There's a key difference between the classified documents found at a former Biden office and the ones Trump kept at Mar-a-Lago, national security expert says
- CBS News reported Monday classified documents were found at an office used by President Joe Biden.
- The documents were found by Biden's attorneys and provided to the National Archives.
A US attorney is reviewing a handful of classified documents found at President Joe Biden's former office in Washington, CBS News reported Monday.
In a statement, Richard Sauber, the special counsel to President Biden, said the White House was cooperating with the National Archives and Records Administration and the Justice Department on the matter.
"The documents were discovered when the president's personal attorneys were packing files housed in a locked closet to prepare to vacate office space at the Penn Biden Center in Washington, DC," Sauber said.
Biden held a position at the center, run by the University of Pennsylvania, from 2017 to 2019.

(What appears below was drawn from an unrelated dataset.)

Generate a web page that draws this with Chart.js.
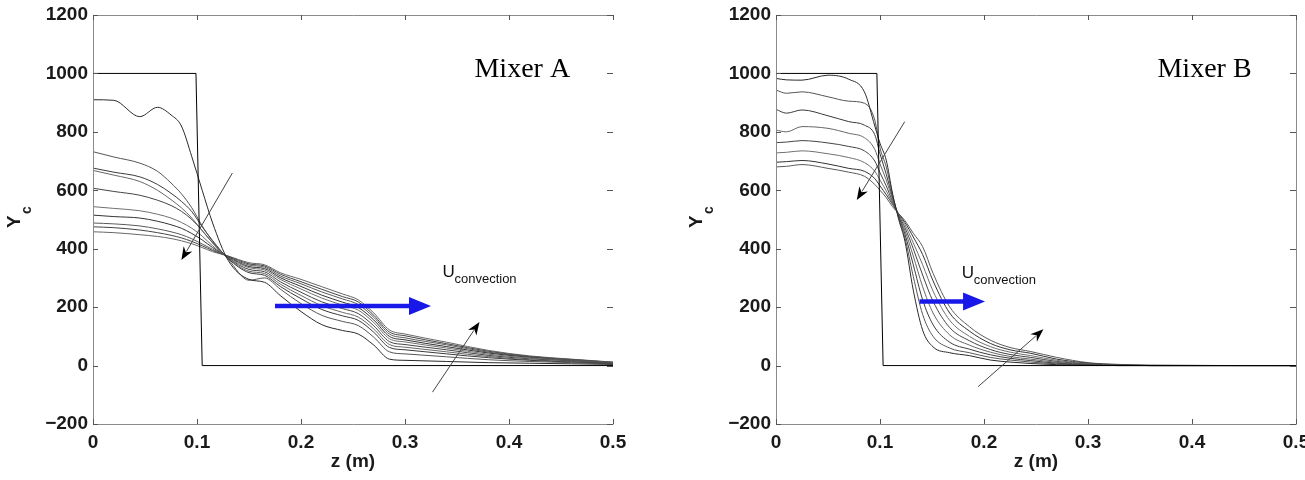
<!DOCTYPE html>
<html>
<head>
<meta charset="utf-8">
<script src="https://cdn.jsdelivr.net/npm/chart.js@4.4.1/dist/chart.umd.min.js"></script>
<style>
  html, body { margin: 0; padding: 0; background: #fff; }
  #wrap { position: relative; width: 1305px; height: 480px; overflow: hidden; }
  canvas { position: absolute; top: 0; }
  #cA { left: 0; }
  #cB { left: 652px; }
</style>
</head>
<body>
<div id="wrap">
  <canvas id="cA" width="652" height="480"></canvas>
  <canvas id="cB" width="653" height="480"></canvas>
</div>
<script>
// --- data: Mixer A (z in m, Yc) ---
const zA = [0, 0.02, 0.045, 0.062, 0.075, 0.085, 0.095, 0.105, 0.115, 0.13, 0.15, 0.165, 0.18, 0.2, 0.22, 0.24, 0.255, 0.27, 0.285, 0.3, 0.34, 0.38, 0.42, 0.46, 0.5];
const a0 = [910, 908, 852, 884, 858, 820, 715, 600, 488, 360, 295, 285, 240, 185, 140, 120, 108, 70, 22, 18, 14, 10, 8, 6, 4];
const a1 = [732, 714, 693, 665, 625, 588, 540, 478, 425, 364, 292, 300, 262, 212, 172, 151, 137, 97, 47, 40, 30, 20, 14, 10, 6];
const a2 = [676, 662, 646, 620, 590, 562, 527, 475, 428, 366, 318, 309, 271, 229, 192, 170, 155, 114, 62, 54, 40, 27, 18, 12, 7];
const a3 = [668, 652, 630, 600, 568, 540, 505, 462, 420, 367, 323, 315, 279, 240, 205, 182, 166, 125, 72, 63, 47, 31, 20, 14, 8];
const a4 = [607, 596, 583, 566, 548, 528, 500, 462, 420, 369, 329, 321, 287, 251, 218, 195, 178, 136, 82, 72, 54, 35, 23, 16, 9];
const a5 = [544, 538, 530, 518, 505, 490, 470, 443, 410, 370, 335, 327, 295, 262, 231, 207, 190, 147, 92, 81, 60, 39, 26, 17, 10];
const a6 = [515, 510, 505, 494, 482, 470, 452, 430, 404, 372, 339, 332, 301, 271, 241, 217, 199, 156, 100, 88, 65, 43, 28, 18, 10];
const a7 = [488, 485, 478, 468, 458, 448, 434, 416, 398, 373, 344, 337, 307, 280, 252, 228, 209, 165, 108, 95, 71, 46, 30, 20, 11];
const a8 = [475, 472, 464, 455, 446, 437, 425, 410, 394, 374, 348, 341, 313, 287, 261, 236, 218, 172, 115, 102, 75, 49, 31, 21, 11];
const a9 = [458, 455, 448, 442, 435, 427, 417, 404, 390, 375, 352, 345, 318, 295, 270, 245, 225, 180, 122, 108, 80, 52, 33, 22, 12];
const stepAz = [0, 0.099, 0.105, 0.5];
const stepAy = [1000, 1000, 0, 0];

// --- data: Mixer B ---
const zB = [0, 0.01, 0.025, 0.05, 0.07, 0.085, 0.095, 0.1, 0.106, 0.112, 0.118, 0.124, 0.132, 0.141, 0.151, 0.167, 0.186, 0.206, 0.225, 0.245, 0.27, 0.3, 0.33, 0.36, 0.5];
const b0 = [983, 978, 977, 994, 980, 937, 820, 761, 703, 590, 500, 425, 258, 121, 64, 44, 34, 19, 12, 7, 3, 1, 0, 0, 0];
const b1 = [943, 932, 937, 920, 905, 898, 840, 745, 680, 585, 505, 437, 305, 175, 100, 60, 44, 28, 19, 12, 6, 2, 0, 0, 0];
const b2 = [877, 864, 875, 855, 835, 823, 790, 725, 655, 578, 510, 450, 345, 225, 140, 80, 56, 37, 25, 17, 8, 3, 1, 0, 0];
const b3 = [806, 800, 818, 812, 795, 780, 740, 690, 635, 570, 512, 462, 375, 270, 180, 105, 70, 46, 31, 22, 11, 4, 1, 0, 0];
const b4 = [763, 765, 770, 762, 750, 735, 700, 660, 615, 562, 515, 472, 400, 310, 220, 130, 85, 55, 38, 28, 14, 5, 2, 0, 0];
const b5 = [728, 730, 735, 725, 712, 695, 665, 635, 598, 556, 518, 482, 420, 345, 255, 155, 100, 65, 46, 34, 18, 6, 2, 0, 0];
const b6 = [696, 698, 702, 690, 675, 665, 640, 615, 585, 552, 519, 490, 440, 380, 290, 180, 118, 76, 54, 42, 22, 8, 3, 1, 0];
const b7 = [680, 682, 688, 675, 662, 648, 620, 600, 575, 544, 520, 496, 453, 407, 316, 201, 133, 87, 62, 48, 28, 10, 4, 1, 0];
const stepBz = [0, 0.097, 0.103, 0.5];
const stepBy = [1000, 1000, 0, 0];

// axis ticks
const xTicks = [0, 0.1, 0.2, 0.3, 0.4, 0.5];
const yTicks = [-200, 0, 200, 400, 600, 800, 1000, 1200];

// annotations (data coordinates)
const arrowsA = [
  { from: [0.134, 659], to: [0.085, 361], blue: false },
  { from: [0.3264, -91], to: [0.3716, 149], blue: false },
  { from: [0.175, 204], to: [0.325, 204], blue: true }
];
const arrowsB = [
  { from: [0.1238, 835], to: [0.0777, 567], blue: false },
  { from: [0.1944, -72], to: [0.2571, 124], blue: false },
  { from: [0.138, 219], to: [0.201, 219], blue: true }
];
const uLabelA = [0.336, 303];
const uLabelB = [0.1787, 300];
const titlePos = [0.3668, 988];

const greys = ['#2a2a2a', '#555', '#3a3a3a', '#666', '#444', '#707070', '#333', '#5a5a5a', '#444', '#666'];
const SANS = "'Liberation Sans', Arial, sans-serif";

function arrow(ctx, x1, y1, x2, y2, blue) {
  const ang = Math.atan2(y2 - y1, x2 - x1);
  const len = blue ? 22 : 13;
  const hw = blue ? 9 : 5;
  const bx = x2 - len * Math.cos(ang), by = y2 - len * Math.sin(ang);
  ctx.strokeStyle = blue ? '#1818e8' : '#444';
  ctx.lineWidth = blue ? 4.5 : 1;
  ctx.beginPath();
  ctx.moveTo(x1, y1);
  ctx.lineTo(bx + 3 * Math.cos(ang), by + 3 * Math.sin(ang));
  ctx.stroke();
  const nx = -Math.sin(ang), ny = Math.cos(ang);
  const notch = blue ? 0 : 4;
  ctx.fillStyle = blue ? '#1818e8' : '#000';
  ctx.beginPath();
  ctx.moveTo(x2, y2);
  ctx.lineTo(bx + nx * hw, by + ny * hw);
  ctx.lineTo(bx + notch * Math.cos(ang), by + notch * Math.sin(ang));
  ctx.lineTo(bx - nx * hw, by - ny * hw);
  ctx.closePath();
  ctx.fill();
}

const frame = {
  id: 'frame',
  afterDatasetsDraw(chart) {
    const o = chart.options.plugins.frame;
    const { ctx, chartArea: a, scales: { x, y } } = chart;
    ctx.save();
    // box
    ctx.strokeStyle = '#8a8a8a';
    ctx.lineWidth = 1;
    ctx.beginPath();
    ctx.moveTo(a.right + 0.5, a.top + 0.5);
    ctx.lineTo(a.left + 0.5, a.top + 0.5);
    ctx.lineTo(a.left + 0.5, a.bottom + 0.5);
    ctx.lineTo(a.right + 0.5, a.bottom + 0.5);
    if (o.rightBorder) ctx.lineTo(a.right + 0.5, a.top + 0.5);
    ctx.stroke();
    // inward ticks
    ctx.strokeStyle = '#555';
    ctx.beginPath();
    xTicks.forEach(v => {
      const px = Math.round(x.getPixelForValue(v)) + 0.5;
      ctx.moveTo(px, a.bottom); ctx.lineTo(px, a.bottom - 5);
      ctx.moveTo(px, a.top); ctx.lineTo(px, a.top + 5);
    });
    yTicks.forEach(v => {
      const py = Math.round(y.getPixelForValue(v)) + 0.5;
      ctx.moveTo(a.left, py); ctx.lineTo(a.left + 5, py);
      ctx.moveTo(a.right, py); ctx.lineTo(a.right - 6, py);
    });
    ctx.stroke();
    // arrows
    o.arrows.forEach(ar => {
      arrow(ctx, x.getPixelForValue(ar.from[0]), y.getPixelForValue(ar.from[1]),
        x.getPixelForValue(ar.to[0]), y.getPixelForValue(ar.to[1]), ar.blue);
    });
    // U_convection
    ctx.fillStyle = '#111';
    ctx.textBaseline = 'alphabetic';
    ctx.textAlign = 'left';
    const ux = x.getPixelForValue(o.uLabel[0]), uy = y.getPixelForValue(o.uLabel[1]);
    ctx.font = '17px ' + SANS;
    ctx.fillText('U', ux, uy);
    ctx.font = '13px ' + SANS;
    ctx.fillText('convection', ux + 12, uy + 6);
    // title
    ctx.font = "28px 'Liberation Serif', 'Times New Roman', serif";
    ctx.fillStyle = '#000';
    ctx.fillText(o.title, x.getPixelForValue(titlePos[0]), y.getPixelForValue(titlePos[1]));
    // x axis title
    ctx.font = 'bold 19px ' + SANS;
    ctx.fillStyle = '#1a1a1a';
    ctx.textAlign = 'center';
    ctx.textBaseline = 'middle';
    ctx.fillText('z (m)', (a.left + a.right) / 2, 462);
    // y axis title Y_c (rotated)
    ctx.translate(o.yTitleX, 228);
    ctx.rotate(-Math.PI / 2);
    ctx.textAlign = 'left';
    ctx.textBaseline = 'alphabetic';
    ctx.fillText('Y', 0, 0);
    ctx.font = 'bold 14px ' + SANS;
    ctx.fillText('c', 14, 11);
    ctx.restore();
  }
};

function makeChart(id, z, curves, stepZ, stepY, opt) {
  const datasets = [{
    data: stepZ.map((v, i) => ({ x: v, y: stepY[i] })),
    borderColor: '#000', borderWidth: 1, pointRadius: 0, showLine: true
  }];
  curves.forEach((c, k) => {
    datasets.push({
      data: z.map((v, i) => ({ x: v, y: c[i] })),
      borderColor: greys[k % greys.length], borderWidth: 1, pointRadius: 0,
      showLine: true, cubicInterpolationMode: 'monotone'
    });
  });
  const tickFont = { family: SANS, size: 19, weight: 'bold' };
  return new Chart(document.getElementById(id), {
    type: 'scatter',
    data: { datasets },
    options: {
      responsive: false,
      animation: false,
      layout: { padding: { top: 15, right: opt.padRight, bottom: 0, left: 0 } },
      plugins: {
        legend: { display: false },
        tooltip: { enabled: false },
        frame: opt
      },
      scales: {
        x: {
          type: 'linear', min: 0, max: 0.5,
          grid: { display: false, drawTicks: false },
          border: { display: false },
          afterBuildTicks: s => { s.ticks = xTicks.map(v => ({ value: v })); },
          ticks: {
            font: tickFont, color: '#1a1a1a', padding: 7, maxRotation: 0, autoSkip: false,
            callback: v => String(+v.toFixed(1))
          },
          afterFit: s => { s.height = 56; s.paddingLeft = 0; s.paddingRight = 0; }
        },
        y: {
          type: 'linear', min: -200, max: 1200,
          grid: { display: false, drawTicks: false },
          border: { display: false },
          afterBuildTicks: s => { s.ticks = yTicks.map(v => ({ value: v })); },
          ticks: {
            font: tickFont, color: '#1a1a1a', padding: 5,
            callback: v => v < 0 ? '\u2212' + (-v) : String(v)
          },
          afterFit: s => { s.width = opt.yWidth; s.paddingTop = 0; s.paddingBottom = 0; }
        }
      }
    },
    plugins: [frame]
  });
}

makeChart('cA', zA, [a0, a1, a2, a3, a4, a5, a6, a7, a8, a9], stepAz, stepAy, {
  padRight: 39, yWidth: 93, rightBorder: false, arrows: arrowsA,
  uLabel: uLabelA, title: 'Mixer A', yTitleX: 20
});
makeChart('cB', zB, [b0, b1, b2, b3, b4, b5, b6, b7], stepBz, stepBy, {
  padRight: 9, yWidth: 124, rightBorder: true, arrows: arrowsB,
  uLabel: uLabelB, title: 'Mixer B', yTitleX: 50
});
</script>
</body>
</html>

The documents "were not the subject of any previous request or inquiry by the Archives," Sauber said, adding that they were immediately handed over to the record-keeping agency.
The Washington Post on Monday evening reported roughly 10 documents were found at the Penn Biden Center for Diplomacy & Global Engagement, citing a person familiar with the investigation. The Office of the General Counsel notified the archives upon the discovery, and the agency quickly took control of the records, Sauber told the outlet.
The documents were found shortly before Attorney General Merrick Garland named the former federal prosecutor Jack Smith as special counsel in mid-November to oversee two investigations related to former President Donald Trump.
Trump immediately pounced on the story.
"When is the FBI going to raid the many homes of Joe Biden, perhaps even the White House?" he posted on his social-media network.
Bradley P. Moss, a national security lawyer, told Insider that this looked like a routine matter with no allegation of criminal wrongdoing. He contrasted what we know about the case with that being built against Trump, who held boxes of classified documents at his Mar-a-Lago resort even after their return had been demanded by the National Archives.
"Biden's team did exactly what you're supposed to do," Moss said. "When you find improperly stored classified documents, you immediately notify the government — and you turn it over immediately."
Classified documents are routinely misplaced, and this looks to be a routine investigation, perhaps motivated in part by a desire from the Justice Department to show it's impartial, Moss said. The nature of the investigation would change if the US attorney in charge of reviewing the documents, John Lausch, a Trump appointee, uncovered any evidence that Biden or his staff misled the National Archives.
"The reason Donald Trump is in criminal jeopardy right now isn't just because of the documents being improperly stored. It was the obstruction," Moss said. "That is why it has gotten to the point it has, where we're looking at the real possibility of a criminal indictment."
On Jan. 14, The New York Times reported that aides to Biden discovered additional pages of classified documents at the commander-in-chief's home in Wilmington, Delaware.
Richard Sauber, the special counsel to the president, said in a Jan. 14 statement that five more pages of classified information were found on Thursday by the president's personal attorneys — in addition to a document found in the president's Wilmington home and other documents that were located in December in the president's garage and an adjacent room.
"The President's lawyers have acted immediately and voluntarily to provide the Penn Biden documents to the Archives and the Wilmington documents to DOJ," Sauber said.
Correction: January 10, 2023 — An earlier version of this story misstated the name of a US attorney. His name is John Lausch, not Matt Lausch.